Go West To Find Best Municipal Accountability

In a recent article written for the Vancouver Sun, David Seymour, Senior Policy Analyst at the Frontier Centre for Public Policy and author of the Local Government Performance Index in 2009 (www.fcpp.org) suggests that if you are looking for the highest local government accountability it appears to be in the western Provinces of Alberta and British Columbia. He states that "in my review of 75 municipalities across Canada, 6 out of the top 10 were from British Columbia (the rest were from Alberta)."

He points out that accountability and transparency are important principles for local governments, especially when you consider that municipalities are economically significant in Canada. Seymour writes that "taken together, Canada's municipalities represent a roughly $65 billion-per-year industry, or about $1 of every $20 in GDP. He goes on to cite that "at 5 per cent of GDP, a 20 per cent increase in the productivity of municipal government would add a full percentage point to the national wealth."

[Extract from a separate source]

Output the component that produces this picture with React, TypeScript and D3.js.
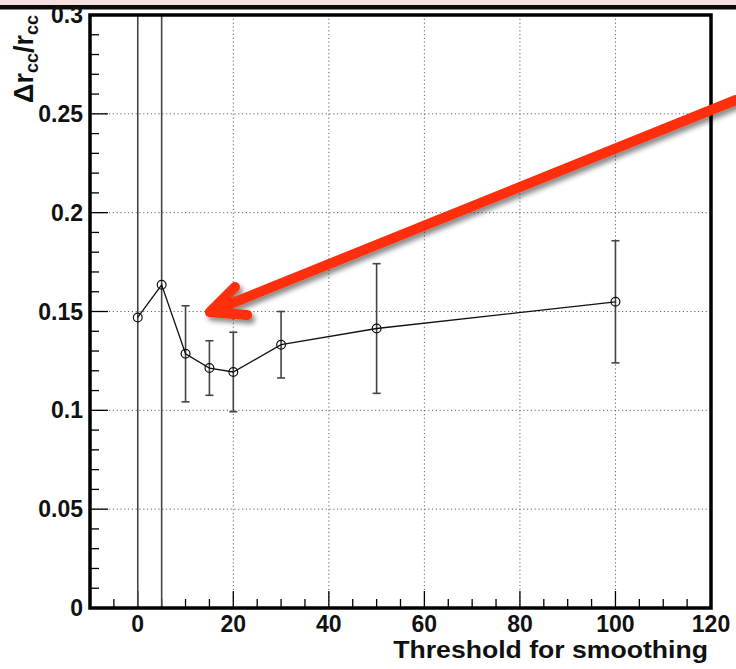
import React from "react";
import * as d3 from "d3";

const xs = [0, 5, 10, 15, 20, 30, 50, 100];
const ys = [0.147, 0.1635, 0.1286, 0.1214, 0.1194, 0.1332, 0.1414, 0.1549];
const errs = [0.5, 0.5, 0.0243, 0.0138, 0.0201, 0.0168, 0.0328, 0.0309];
const xTickLabels = ["0", "20", "40", "60", "80", "100", "120"];
const yTickLabels = ["0", "0.05", "0.1", "0.15", "0.2", "0.25", "0.3"];
// annotation arrow in data coordinates: tail, tip, wing1, wing2
const arrowX = [125.2, 15.1, 20.35, 22.9];
const arrowY = [0.257, 0.1497, 0.1624, 0.1482];

const W = 736;
const H = 669;
const L = 90, R = 711, T = 15, B = 608;

export default function App() {
  const x = d3.scaleLinear().domain([-10, 120]).range([L, R]);
  const y = d3.scaleLinear().domain([0, 0.3]).range([B, T]);
  const font = "'Liberation Sans', Arial, Helvetica, sans-serif";

  const xMajor = d3.range(0, 121, 20);
  const xMinor = d3.range(-5, 120, 5).filter((v) => v % 20 !== 0);
  const yMajor = d3.range(0, 7).map((i) => i * 0.05);
  const yMinor = d3.range(1, 30).map((i) => i * 0.01).filter((_, i) => (i + 1) % 5 !== 0);

  const line = d3.line<number>().x((_, i) => x(xs[i])).y((d) => y(d));

  const tail = [x(arrowX[0]), y(arrowY[0])];
  const tip = [x(arrowX[1]), y(arrowY[1])];
  const w1 = [x(arrowX[2]), y(arrowY[2])];
  const w2 = [x(arrowX[3]), y(arrowY[3])];
  const arrowPath = `M${tail[0]},${tail[1]}L${tip[0]},${tip[1]}M${w1[0]},${w1[1]}L${tip[0]},${tip[1]}L${w2[0]},${w2[1]}`;

  return (
    <svg
      width={W}
      height={H}
      style={{ position: "absolute", left: 0, top: 0, background: "#fff" }}
      fontFamily={font}
    >
      <defs>
        <clipPath id="plot">
          <rect x={L} y={T} width={R - L} height={B - T} />
        </clipPath>
        <filter id="shadow" x="-10%" y="-20%" width="130%" height="160%">
          <feDropShadow dx="3" dy="4" stdDeviation="2.5" floodColor="#000" floodOpacity="0.45" />
        </filter>
      </defs>
      <rect x={0} y={0} width={W} height={H} fill="#fff" />
      <rect x={0} y={0} width={W} height={5} fill="#f4e1df" />
      <rect x={0} y={5} width={W} height={4.5} fill="#0a0a0a" />

      {/* grid */}
      <g stroke="#666" strokeWidth={1} strokeDasharray="1.2,2.6">
        {xMajor.filter((v) => v > 0 && v < 120).map((v) => (
          <line key={"gx" + v} x1={x(v)} x2={x(v)} y1={T} y2={B} />
        ))}
        {yMajor.filter((v) => v > 0 && v < 0.3).map((v) => (
          <line key={"gy" + v} x1={L} x2={R} y1={y(v)} y2={y(v)} />
        ))}
      </g>

      {/* ticks */}
      <g stroke="#000" strokeWidth={1.3}>
        {xMajor.map((v) => (
          <line key={"tx" + v} x1={x(v)} x2={x(v)} y1={B} y2={B - 17} />
        ))}
        {xMinor.map((v) => (
          <line key={"tmx" + v} x1={x(v)} x2={x(v)} y1={B} y2={B - 9} />
        ))}
        {yMajor.map((v) => (
          <line key={"ty" + v} x1={L} x2={L + 18} y1={y(v)} y2={y(v)} />
        ))}
        {yMinor.map((v) => (
          <line key={"tmy" + v} x1={L} x2={L + 9} y1={y(v)} y2={y(v)} />
        ))}
      </g>

      {/* data */}
      <g clipPath="url(#plot)">
        <g stroke="#444" strokeWidth={1.6}>
          {xs.map((xv, i) => (
            <g key={"e" + i}>
              <line x1={x(xv)} x2={x(xv)} y1={y(ys[i] - errs[i])} y2={y(ys[i] + errs[i])} />
              <line x1={x(xv) - 4} x2={x(xv) + 4} y1={y(ys[i] - errs[i])} y2={y(ys[i] - errs[i])} />
              <line x1={x(xv) - 4} x2={x(xv) + 4} y1={y(ys[i] + errs[i])} y2={y(ys[i] + errs[i])} />
            </g>
          ))}
        </g>
        <path d={line(ys) || ""} fill="none" stroke="#111" strokeWidth={1.3} />
        {xs.map((xv, i) => (
          <circle key={"c" + i} cx={x(xv)} cy={y(ys[i])} r={4.4} fill="none" stroke="#111" strokeWidth={1.2} />
        ))}
      </g>

      {/* frame */}
      <rect x={L} y={T} width={R - L} height={B - T} fill="none" stroke="#000" strokeWidth={3.5} />

      {/* tick labels */}
      <g fontWeight="bold" fontSize={23} fill="#111">
        {xMajor.map((v, i) => (
          <text key={"lx" + v} x={x(v)} y={632} textAnchor="middle">{xTickLabels[i]}</text>
        ))}
        {yMajor.map((v, i) => (
          <text key={"ly" + v} x={83} y={y(v) + 8} textAnchor="end">{yTickLabels[i]}</text>
        ))}
      </g>

      {/* axis titles */}
      <text
        transform="translate(708,658) scale(1.157,1)"
        textAnchor="end"
        fontWeight="bold"
        fontSize={23}
        fill="#111"
      >
        Threshold for smoothing
      </text>
      <text
        transform={`translate(33,15) rotate(-90)`}
        textAnchor="end"
        fontWeight="bold"
        fontSize={27}
        fill="#111"
      >
        Δr<tspan fontSize={18} dy={5}>cc</tspan>
        <tspan dy={-5}>/r</tspan>
        <tspan fontSize={18} dy={5}>cc</tspan>
      </text>

      {/* arrow annotation */}
      <path
        d={arrowPath}
        fill="none"
        stroke="#ff2d0a"
        strokeWidth={10}
        strokeLinecap="round"
        strokeLinejoin="round"
        filter="url(#shadow)"
      />
    </svg>
  );
}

It also appears that from his observations and research, Seymour concludes that "perhaps the biggest difference between BC municipalities and others...is the quality of reporting that citizens can expect when it comes to finance and service performance...When it comes to questions of providing disclosure on the value of capital assets, whether those values are depreciated according to best practice asset management, definitions are given for the line items that money is spent on or those expenditure areas are associated with measured performance compared to numerical targets, municipal reporting is the best in the West."

He goes on to say that, as with other governments, municipal government is a "natural monopoly" since it is the single source of services. He suggests that "consumers, the people who pay taxes and user fees and use roads, garbage collection and recreational services, don't have the same level of choice in who provides these essential services as they would in a competitive market." Therefore, operating in this context makes it even more of an imperative, Seymour argues, for municipalities to "help residents understand what services are being provided and at what cost, with numerical performance targets and actual performance achievements that are linked to areas of expenditure."